Prologue
Luke 12:39
But know
this, that if the householder knew at what hour the thief would come, he would
surely watch, and would not suffer his house to be broken open.
1. By householder is signified a prelate of the Church on account of the
three duties he must perform: first, he must engender the faith in others;
second, instruct them for salvation; third, guard them securely. He must do the
first because, just as bodily life depends on the soul, so spiritual life depends
on faith: the righteous shall live by his
faith (Hab 2:4); and just as one is engendered into physical life by the
emission of bodily seed, so into spiritual life by the emission of a spiritual
seed, which is the word of God: I became
your father in Christ Jesus through the Gospel (1 Cor 4:15). Second, he
must teach; do you have children?
Instruct them (Sir 7:23); I am the
Lord your God, who teaches you to profit (Isa 48:17). Third, he must guard
his flock with care: he cared for him, he
kept him as the apple of his eye (Deut 32:10). For every prelate is
entrusted with the care of his subjects: keep
this man; if by any means he be missing, your life shall be for his life (1
Kgs 20:39); they are keeping watch, as
men who will have to give account for your souls (Heb 13:17).
But this engendering
requires knowledge: because you have
rejected knowledge, I reject you from being a priest to me (Hos 4:6).
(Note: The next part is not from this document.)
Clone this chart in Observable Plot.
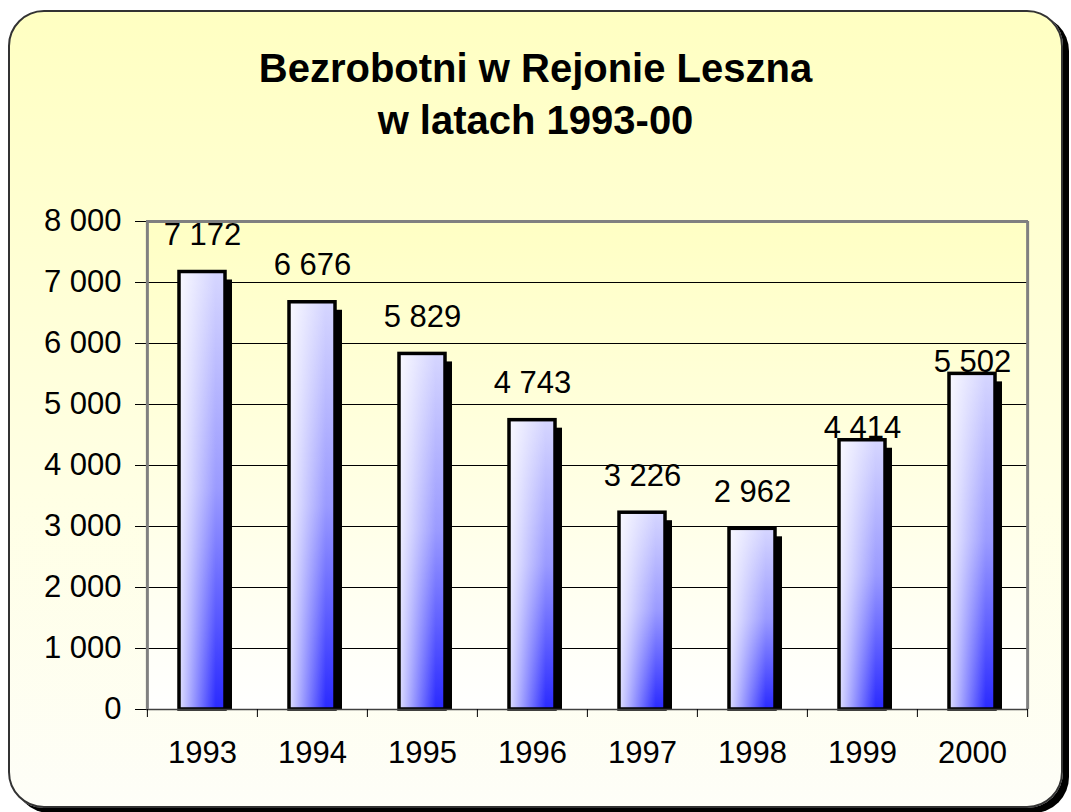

Hence
he says, if the householder knew; for
he is supposed to know.
Again, besides being
erudite, it is required that he be careful: he
who rules, with carefulness (Rom 12:8); and
in that region there were shepherds out in the field, keeping watch over their
flock by night (Luke 2:8). In a sentry, fortitude is required, if the camp
is to be protected; he girded on his
armor of war as a giant and waged battles, protecting the host by his sword
(1 Macc 3:3). Hence it is said, he would not
suffer his house, i.e., the Church, to
be broken open: that you may know how
one ought to behave in the house of God, which is the Church of the living God
(1 Tim 3:15). This house belongs to God as to its Lord, and to prelates as
to servants: now Moses was faithful in
all God’s house as a servant . . . but Christ as a Son in his own house
(Heb 3:5). This is broken open by the thief, i.e., by the heretic; if thieves came to you, if plunderers by
night – how you have been destroyed! (Obad 1:5) The heretic is called a
thief, because he walks stealthily in the darkness; hence, a thief is so called
from his obscureness as the heretic from his obscure dogmas: stolen water is sweet, and bread eaten in
secret is pleasant (Prov 9:17); and from his perverse intention, which is
to kill: the thief comes only to steal
and kill and destroy (John 10:10); and from his mode of entry, because he
does not enter by the door: and every spirit which does not confess Jesus is
not of God. This is the spirit of
antichrist, of which you heard that it was coming, and now it is in the world
already (1 John 4:3).
2. So it is easy to gather from the foregoing that
the aim of this letter is to instruct Titus how to govern his church.